◆ **Records shown**
···
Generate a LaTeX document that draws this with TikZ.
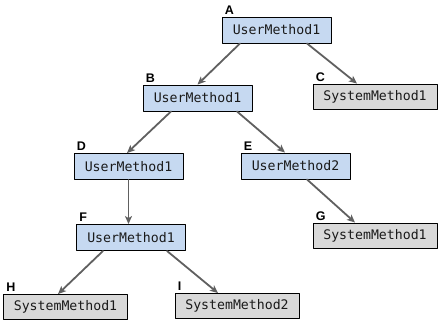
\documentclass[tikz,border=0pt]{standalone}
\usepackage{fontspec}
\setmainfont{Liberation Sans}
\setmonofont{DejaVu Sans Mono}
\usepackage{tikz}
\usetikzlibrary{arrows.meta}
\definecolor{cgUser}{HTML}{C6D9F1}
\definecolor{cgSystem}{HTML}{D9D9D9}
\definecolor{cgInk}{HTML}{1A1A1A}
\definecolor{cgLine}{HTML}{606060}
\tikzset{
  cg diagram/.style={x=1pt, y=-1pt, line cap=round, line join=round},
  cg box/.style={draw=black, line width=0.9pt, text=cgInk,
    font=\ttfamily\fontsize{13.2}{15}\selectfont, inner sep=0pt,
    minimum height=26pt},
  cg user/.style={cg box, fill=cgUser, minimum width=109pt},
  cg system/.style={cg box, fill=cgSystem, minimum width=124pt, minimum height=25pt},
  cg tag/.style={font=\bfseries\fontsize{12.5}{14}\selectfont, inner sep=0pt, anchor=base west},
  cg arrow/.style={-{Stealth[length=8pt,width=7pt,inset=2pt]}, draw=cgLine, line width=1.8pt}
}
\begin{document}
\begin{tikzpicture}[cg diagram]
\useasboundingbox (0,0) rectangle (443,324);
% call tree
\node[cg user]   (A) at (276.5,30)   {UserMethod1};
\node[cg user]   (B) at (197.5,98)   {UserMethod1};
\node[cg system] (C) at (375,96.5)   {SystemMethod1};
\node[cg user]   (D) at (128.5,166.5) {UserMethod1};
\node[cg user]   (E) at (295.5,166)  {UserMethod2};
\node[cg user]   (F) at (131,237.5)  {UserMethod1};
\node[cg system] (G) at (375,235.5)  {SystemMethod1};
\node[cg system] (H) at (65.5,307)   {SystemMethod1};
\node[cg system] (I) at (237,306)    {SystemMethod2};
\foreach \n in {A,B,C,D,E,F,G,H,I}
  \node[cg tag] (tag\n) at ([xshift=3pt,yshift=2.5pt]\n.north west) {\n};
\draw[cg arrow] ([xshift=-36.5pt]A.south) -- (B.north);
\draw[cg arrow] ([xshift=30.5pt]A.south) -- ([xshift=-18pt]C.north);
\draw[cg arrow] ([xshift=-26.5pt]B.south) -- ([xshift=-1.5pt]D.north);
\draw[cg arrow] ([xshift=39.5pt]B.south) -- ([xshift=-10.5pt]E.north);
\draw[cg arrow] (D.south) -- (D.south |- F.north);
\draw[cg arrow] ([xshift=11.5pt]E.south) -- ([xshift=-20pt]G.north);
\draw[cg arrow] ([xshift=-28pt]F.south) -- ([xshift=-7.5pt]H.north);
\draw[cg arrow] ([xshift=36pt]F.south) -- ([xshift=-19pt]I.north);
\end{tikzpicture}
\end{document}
···
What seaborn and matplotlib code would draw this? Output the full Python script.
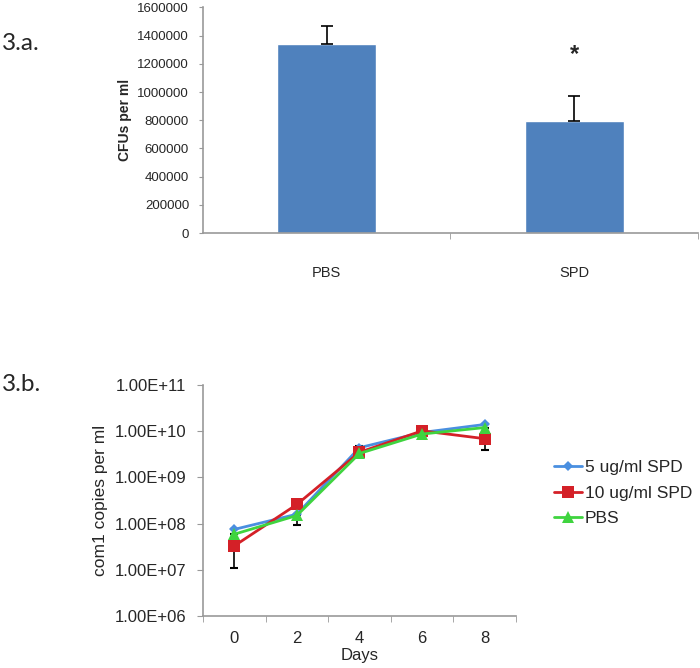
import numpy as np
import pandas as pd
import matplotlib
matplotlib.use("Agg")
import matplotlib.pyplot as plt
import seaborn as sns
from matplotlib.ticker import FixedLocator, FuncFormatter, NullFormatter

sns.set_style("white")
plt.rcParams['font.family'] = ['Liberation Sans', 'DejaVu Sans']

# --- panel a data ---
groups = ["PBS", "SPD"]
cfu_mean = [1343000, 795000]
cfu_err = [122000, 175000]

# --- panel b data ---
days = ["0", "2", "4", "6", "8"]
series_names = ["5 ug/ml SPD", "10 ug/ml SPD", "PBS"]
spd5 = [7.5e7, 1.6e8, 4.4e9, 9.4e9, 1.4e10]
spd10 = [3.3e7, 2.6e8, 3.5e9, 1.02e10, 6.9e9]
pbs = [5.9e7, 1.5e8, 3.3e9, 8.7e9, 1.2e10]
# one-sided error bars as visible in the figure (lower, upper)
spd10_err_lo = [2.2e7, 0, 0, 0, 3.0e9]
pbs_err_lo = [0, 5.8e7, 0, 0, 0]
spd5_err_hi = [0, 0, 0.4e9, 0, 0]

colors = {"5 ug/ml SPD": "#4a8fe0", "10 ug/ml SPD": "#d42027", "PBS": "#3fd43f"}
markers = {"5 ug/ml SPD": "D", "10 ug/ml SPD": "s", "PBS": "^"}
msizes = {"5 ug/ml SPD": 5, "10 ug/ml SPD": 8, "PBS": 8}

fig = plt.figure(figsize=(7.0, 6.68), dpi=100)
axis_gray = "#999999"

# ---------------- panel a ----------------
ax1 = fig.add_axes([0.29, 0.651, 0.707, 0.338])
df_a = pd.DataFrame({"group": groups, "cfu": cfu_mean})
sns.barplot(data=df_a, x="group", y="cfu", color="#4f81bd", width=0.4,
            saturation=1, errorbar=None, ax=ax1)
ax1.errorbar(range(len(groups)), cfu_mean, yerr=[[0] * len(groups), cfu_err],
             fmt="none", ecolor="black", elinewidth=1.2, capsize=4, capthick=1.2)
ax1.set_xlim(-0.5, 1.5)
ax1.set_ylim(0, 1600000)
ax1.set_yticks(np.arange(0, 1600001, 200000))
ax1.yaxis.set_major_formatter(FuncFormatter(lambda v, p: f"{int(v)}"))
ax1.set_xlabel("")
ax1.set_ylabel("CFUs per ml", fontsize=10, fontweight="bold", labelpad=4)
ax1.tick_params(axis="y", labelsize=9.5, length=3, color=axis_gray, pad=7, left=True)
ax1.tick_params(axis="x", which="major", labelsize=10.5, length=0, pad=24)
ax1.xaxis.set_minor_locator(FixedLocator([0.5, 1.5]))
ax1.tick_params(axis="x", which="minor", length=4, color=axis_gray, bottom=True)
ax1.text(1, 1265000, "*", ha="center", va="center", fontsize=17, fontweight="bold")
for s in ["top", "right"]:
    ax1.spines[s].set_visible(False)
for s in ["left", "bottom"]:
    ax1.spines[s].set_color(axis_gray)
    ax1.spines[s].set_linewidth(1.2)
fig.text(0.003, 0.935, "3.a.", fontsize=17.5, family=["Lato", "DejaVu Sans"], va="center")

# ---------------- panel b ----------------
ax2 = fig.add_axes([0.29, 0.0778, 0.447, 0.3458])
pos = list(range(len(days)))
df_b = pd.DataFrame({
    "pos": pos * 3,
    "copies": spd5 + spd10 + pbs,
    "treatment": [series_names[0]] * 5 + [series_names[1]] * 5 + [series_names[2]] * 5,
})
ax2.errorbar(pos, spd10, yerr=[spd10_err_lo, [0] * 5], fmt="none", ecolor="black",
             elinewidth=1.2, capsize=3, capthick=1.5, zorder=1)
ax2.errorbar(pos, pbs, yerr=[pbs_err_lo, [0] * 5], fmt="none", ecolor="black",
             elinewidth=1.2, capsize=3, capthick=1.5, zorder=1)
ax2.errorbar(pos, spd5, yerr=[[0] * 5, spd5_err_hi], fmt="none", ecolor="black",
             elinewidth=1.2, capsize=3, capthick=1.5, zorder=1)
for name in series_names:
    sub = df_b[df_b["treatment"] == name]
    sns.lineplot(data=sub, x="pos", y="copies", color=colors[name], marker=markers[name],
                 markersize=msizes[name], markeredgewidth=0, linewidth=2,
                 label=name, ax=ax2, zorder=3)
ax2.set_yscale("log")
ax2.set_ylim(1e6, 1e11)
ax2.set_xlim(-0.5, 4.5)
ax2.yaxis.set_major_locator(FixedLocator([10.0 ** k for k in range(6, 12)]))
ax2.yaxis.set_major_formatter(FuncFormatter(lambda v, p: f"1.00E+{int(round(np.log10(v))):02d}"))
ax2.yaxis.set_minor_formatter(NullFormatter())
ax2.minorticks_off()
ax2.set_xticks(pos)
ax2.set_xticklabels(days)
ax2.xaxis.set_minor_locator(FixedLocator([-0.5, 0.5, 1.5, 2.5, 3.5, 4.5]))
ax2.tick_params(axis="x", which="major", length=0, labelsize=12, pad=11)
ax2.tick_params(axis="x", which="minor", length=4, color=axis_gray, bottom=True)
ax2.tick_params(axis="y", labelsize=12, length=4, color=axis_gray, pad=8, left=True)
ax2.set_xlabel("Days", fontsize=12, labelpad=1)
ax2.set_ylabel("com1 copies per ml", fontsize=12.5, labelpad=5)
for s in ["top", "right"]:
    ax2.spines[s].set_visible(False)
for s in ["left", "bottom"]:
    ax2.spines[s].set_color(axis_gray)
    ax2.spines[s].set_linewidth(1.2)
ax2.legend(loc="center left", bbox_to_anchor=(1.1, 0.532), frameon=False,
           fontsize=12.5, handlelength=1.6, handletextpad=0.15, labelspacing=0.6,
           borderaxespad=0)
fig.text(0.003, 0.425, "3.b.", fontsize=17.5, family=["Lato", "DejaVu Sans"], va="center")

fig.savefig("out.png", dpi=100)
···
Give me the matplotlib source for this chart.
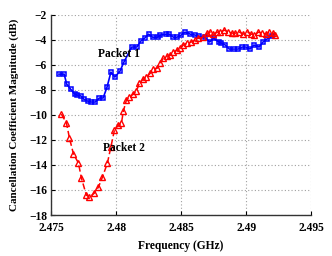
···
◆ **Exercise goal**
Using the records above, list each line that includes "matplotlib".

◆ **Answer to the exercise**
What seaborn and matplotlib code would draw this? Output the full Python script.
import matplotlib
matplotlib.use("Agg")
import matplotlib.pyplot as plt
from matplotlib.ticker import FixedLocator, FuncFormatter, NullFormatter
Give me the matplotlib source for this chart.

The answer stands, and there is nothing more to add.